One of my life/career goals has been to live and work in another country. To have that experience of working day in and day out in another culture. To live in a different city with different foods and ways of living. I have always enjoyed the roles in global companies where I have had the opportunity to travel and work with people with completely different life experiences but have never had the opportunity, until now, to pack up my life and leave Australia.
This week I signed my offer to move to Singapore with the company I currently work for. Squeal. I have been trying not to get too excited because I have been offered a similar move before. Arran and I had done lots of research, bought books, researched housing but the move didn’t come off. We had moved our life in our head to another country and it was disappointing when it didn’t happen. I wasn’t making the same mistake this time.
It's real this time. Arran, Aiden, Charlie and I are packing up our life and heading to hot and humid Singapore. What an adventure.
It’s a fantastic opportunity and I’m really excited. And it’s certainly not just about moving to another country. I will have the opportunity to work with a new leader on a whole new business strategy. I will get to apply my HR expertise to situations and countries that I have never done before, and I don’t know how to do it. I will get to work more closely with leaders from across Asia and the Middle East. And I will learn about how business is conducted in these countries.
When I think back to other times I reached a goal or career milestone, there has never been a feeling of “I’ve made it”, more the feeling of “OMG, how am I going to do this job?”. I clearly remember feeling this when I was promoted to Assistant Store Manager, when I worked in retail.
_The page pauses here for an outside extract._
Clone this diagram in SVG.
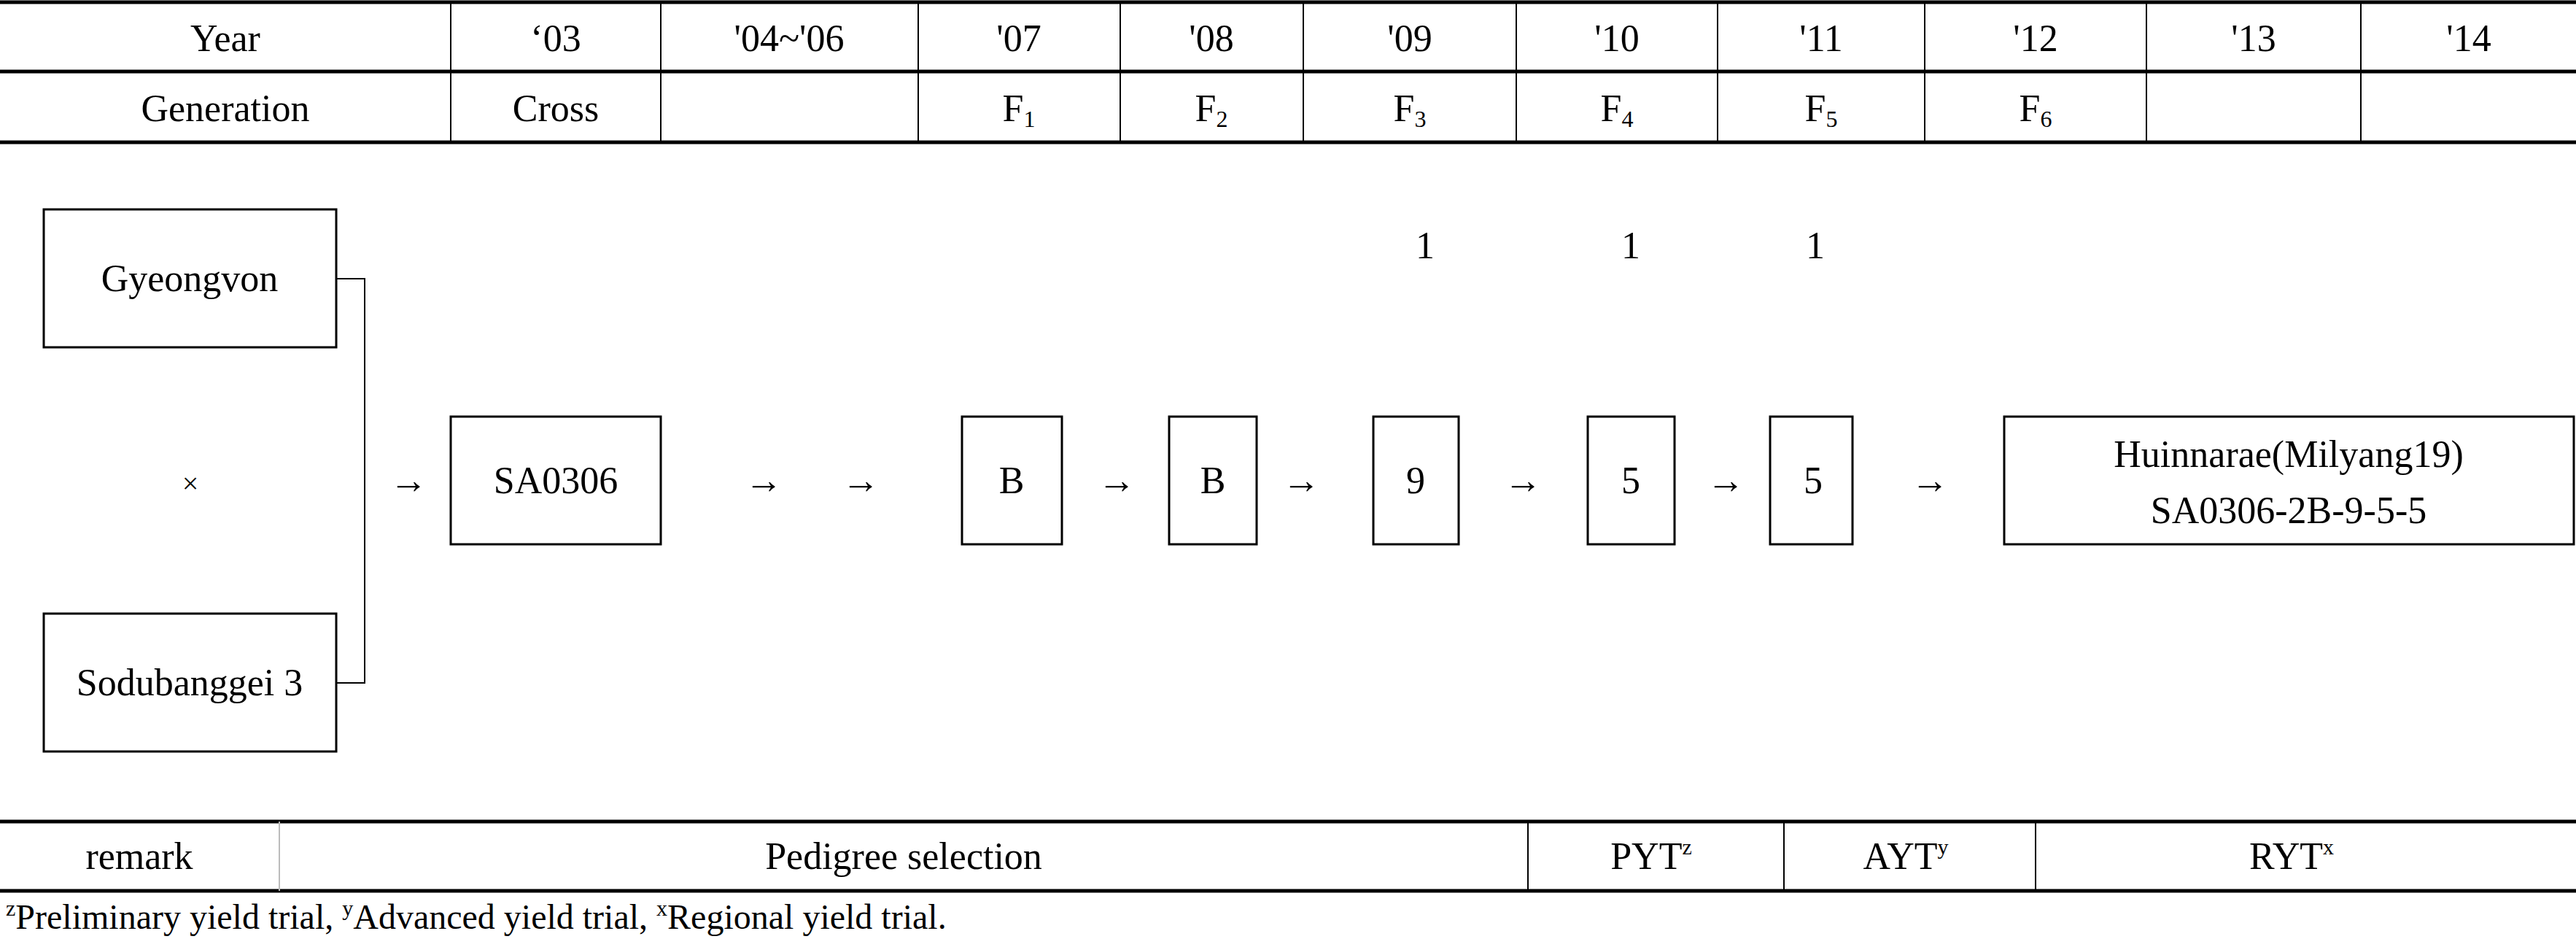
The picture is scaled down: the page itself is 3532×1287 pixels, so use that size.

While I was excited to be recognized that I was up for this role, my main thoughts were about “what do I do when the Store Manager is away?” “How will I deal with upset customers?” “How will I know how to manage employees?” I don’t remember feeling how good I was. I remember all the things I didn’t know how to do yet!
My thoughts on the Singapore move have been:
"How will I continue to support all the leaders effectively?"
"How will I ensure my team members in Australia get the support, direction and development they need?"
I will still be travelling a lot, so "how will I ensure my family is OK when I have moved them to another country?"
I got the opportunity because I have worked hard and performed well so "how do I continue to perform at a high level when coping with a new country, new culture and new challenges?"
For me the feeling of satisfaction of reaching a goal is fleeting. There is initial excitement but that soon turns to focus on how to deliver now that I have reached that goal and that's my recommendation. Take a little time to celebrate your achievement but get focused on what you need to do next! What's the next goal? What's the next thing to strive for?